My husband went to a college graduation party…. with the kids. It’s not a “kegger” or a frat party, just his friends wife graduated. And there is a long sorted story there… But the point is, the kids are with him. He has been gone since 4 and it is now a little after 11. My kids… which includes a 5 year old that turns into Medusa when she is tired. He told me he would be home between 9 and 10. And like I said, it is now 11. And what makes me even more mad? He is NOT answering my texts. So, I have had to text my 13 year old to see how the 5 year old is… and all I got back was “Fine”.
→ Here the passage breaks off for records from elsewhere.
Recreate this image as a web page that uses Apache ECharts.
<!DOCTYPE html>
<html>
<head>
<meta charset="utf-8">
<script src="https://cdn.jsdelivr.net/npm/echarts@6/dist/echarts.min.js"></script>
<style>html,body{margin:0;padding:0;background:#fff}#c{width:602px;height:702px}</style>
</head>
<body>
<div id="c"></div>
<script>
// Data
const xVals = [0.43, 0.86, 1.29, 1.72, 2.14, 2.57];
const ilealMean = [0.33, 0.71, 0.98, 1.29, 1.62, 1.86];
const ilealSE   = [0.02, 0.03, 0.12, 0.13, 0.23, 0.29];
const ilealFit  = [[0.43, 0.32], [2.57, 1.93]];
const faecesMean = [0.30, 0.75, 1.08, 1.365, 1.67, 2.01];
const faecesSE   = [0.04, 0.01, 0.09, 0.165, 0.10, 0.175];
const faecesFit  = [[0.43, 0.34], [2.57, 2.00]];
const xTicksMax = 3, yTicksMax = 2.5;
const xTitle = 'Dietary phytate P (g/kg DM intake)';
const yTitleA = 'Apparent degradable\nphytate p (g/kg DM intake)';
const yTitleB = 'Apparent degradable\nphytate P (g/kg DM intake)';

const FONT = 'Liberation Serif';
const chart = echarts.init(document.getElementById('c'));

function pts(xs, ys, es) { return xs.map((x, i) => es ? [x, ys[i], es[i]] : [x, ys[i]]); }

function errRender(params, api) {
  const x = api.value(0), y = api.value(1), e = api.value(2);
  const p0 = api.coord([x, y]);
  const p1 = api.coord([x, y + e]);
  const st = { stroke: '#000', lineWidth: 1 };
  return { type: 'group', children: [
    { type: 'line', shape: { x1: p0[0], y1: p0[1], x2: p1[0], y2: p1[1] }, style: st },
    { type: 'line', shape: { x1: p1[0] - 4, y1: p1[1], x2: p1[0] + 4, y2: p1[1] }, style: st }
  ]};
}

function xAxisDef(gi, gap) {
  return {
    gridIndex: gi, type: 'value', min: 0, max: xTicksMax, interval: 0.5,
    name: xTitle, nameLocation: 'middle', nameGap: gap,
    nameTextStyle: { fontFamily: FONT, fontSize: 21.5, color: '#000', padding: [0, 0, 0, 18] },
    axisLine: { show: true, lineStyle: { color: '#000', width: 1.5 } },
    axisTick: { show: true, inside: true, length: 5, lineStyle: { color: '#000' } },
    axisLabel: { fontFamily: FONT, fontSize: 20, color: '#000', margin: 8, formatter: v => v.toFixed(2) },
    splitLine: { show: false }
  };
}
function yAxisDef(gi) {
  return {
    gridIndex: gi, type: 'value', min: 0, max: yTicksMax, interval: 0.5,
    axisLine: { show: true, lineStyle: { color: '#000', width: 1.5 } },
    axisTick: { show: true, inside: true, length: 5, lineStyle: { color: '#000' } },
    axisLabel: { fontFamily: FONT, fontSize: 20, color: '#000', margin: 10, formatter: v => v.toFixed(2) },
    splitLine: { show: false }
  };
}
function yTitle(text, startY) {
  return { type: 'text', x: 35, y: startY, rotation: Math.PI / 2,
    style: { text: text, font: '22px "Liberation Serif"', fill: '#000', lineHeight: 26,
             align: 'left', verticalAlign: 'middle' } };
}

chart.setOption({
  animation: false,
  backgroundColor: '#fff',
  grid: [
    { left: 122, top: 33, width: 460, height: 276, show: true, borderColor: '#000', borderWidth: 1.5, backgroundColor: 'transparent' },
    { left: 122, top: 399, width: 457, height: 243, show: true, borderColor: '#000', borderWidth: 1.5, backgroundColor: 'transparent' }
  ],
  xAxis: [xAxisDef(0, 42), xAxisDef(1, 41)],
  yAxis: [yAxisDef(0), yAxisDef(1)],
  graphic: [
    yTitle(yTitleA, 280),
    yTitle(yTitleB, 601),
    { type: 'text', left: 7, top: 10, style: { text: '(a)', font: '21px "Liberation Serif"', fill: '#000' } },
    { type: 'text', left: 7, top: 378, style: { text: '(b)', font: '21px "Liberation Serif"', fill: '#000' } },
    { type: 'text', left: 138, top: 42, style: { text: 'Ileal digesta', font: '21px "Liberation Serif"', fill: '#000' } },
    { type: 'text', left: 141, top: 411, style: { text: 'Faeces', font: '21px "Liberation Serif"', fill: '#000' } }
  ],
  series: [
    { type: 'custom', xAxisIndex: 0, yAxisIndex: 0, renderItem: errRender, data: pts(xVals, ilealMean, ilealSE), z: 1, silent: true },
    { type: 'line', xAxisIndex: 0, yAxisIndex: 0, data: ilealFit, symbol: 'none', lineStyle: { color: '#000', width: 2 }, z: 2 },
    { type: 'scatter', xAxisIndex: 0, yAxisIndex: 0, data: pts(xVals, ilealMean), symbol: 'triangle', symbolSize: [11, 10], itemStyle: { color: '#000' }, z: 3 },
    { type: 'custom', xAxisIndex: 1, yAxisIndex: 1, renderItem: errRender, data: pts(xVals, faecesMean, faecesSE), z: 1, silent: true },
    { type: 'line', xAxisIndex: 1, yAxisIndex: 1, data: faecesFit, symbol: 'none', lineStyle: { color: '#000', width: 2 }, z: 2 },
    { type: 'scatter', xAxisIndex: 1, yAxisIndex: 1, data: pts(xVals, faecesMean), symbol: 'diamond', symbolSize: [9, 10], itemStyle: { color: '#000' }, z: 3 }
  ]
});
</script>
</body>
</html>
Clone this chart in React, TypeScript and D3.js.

I really hope he has not been drinking. Because these people like to drink. Not that there is anything wrong with that, but… the hubby just confessed to realizing he has a drinking problem on Friday. Which is something we all have been telling him, but you know, you have to figure it out yourself… And I am glad he admited his problem. But… he is at a party, not answering my texts, with my kids, at going on 11:30 at night when he told me he was going to be home between 9 and 10.
You would think after all these years together, he would realizie you don’t want to piss me off? Pissing me off does bad things. Like, I get no sleep. Which triggers the mania… which is just fucking bad. But he can’t see my brain wrapped up in an ace bandage or a cast or halo or anything VISIBLE so I am perfectly fine.
Not to mention, I can NOT STAND when people do not answer my texts…. I’m not going to bother calling because you won’t answer, so at least answer my fucking text with a “sorry” or something.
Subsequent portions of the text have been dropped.